David Kilcullen
Foreign Affairs, Oct. 23, 2023
“Urban combat is slow, grinding, destructive, and horrendously costly in human life.”
Although the details are still difficult to predict, it seems very likely that Israel will mount a land invasion of the Gaza Strip in the near future. If and when that happens, the campaign will feature several elements common to any large-scale, high-intensity urban battle. In the Iraqi cities of Fallujah, Mosul, and Ramadi; the Philippine city of Marawi; the Ukrainian cities of Bakhmut and Mariupol; and many other places, military forces in this century have wrestled with the persistent complications of fighting in urban spaces.
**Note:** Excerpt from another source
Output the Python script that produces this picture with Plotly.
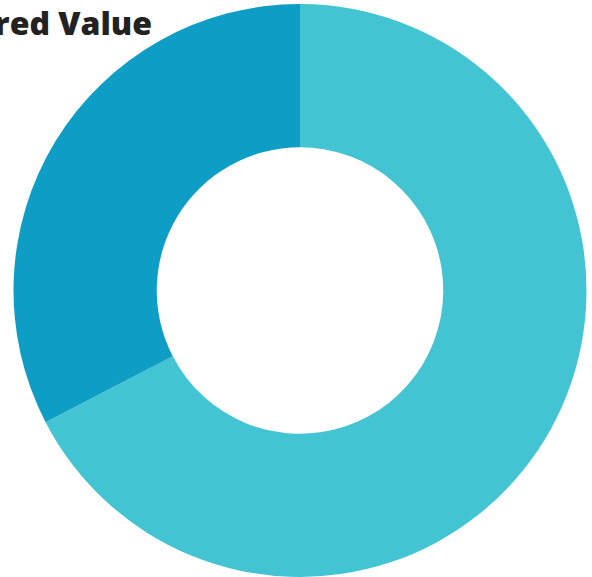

A potential ground assault into Gaza would be no different. It would entail horrendously difficult tactical conditions, including room-to-room combat and tunnel warfare that would lead to massive casualties. It would require fighting on the ground, in the air, and at sea—fighting that must be done in a carefully synchronized fashion. Combat will be slow and grinding, and the resulting devastation will almost certainly test international support for Israel’s invasion. Israeli war planners are almost certainly considering these operational and strategic issues as they decide whether to invade, and—if they go forward—how best to proceed.
LAND, SEA, AND AIR
Most conflicts since the turn of the century have occurred in urbanized, networked, densely populated environments. This is because wars happen where people live, and the world has been urbanizing since the Industrial Revolution. Since 2008, more than half the global population has lived in cities, and experts have predicted that the world population will be 67 percent urbanized by the middle of this century. Moreover, human settlements cluster on coastlines, so urban conflicts require that forces operate on land and sea as well as in the air. As military forces field longer-range weapons, inland areas can increasingly be targeted with sea-based weapons, and land-based weapons can target ships at sea. In this sense, the whole eastern Mediterranean forms a single regional theater, influencing and influenced by events on the ground in Gaza.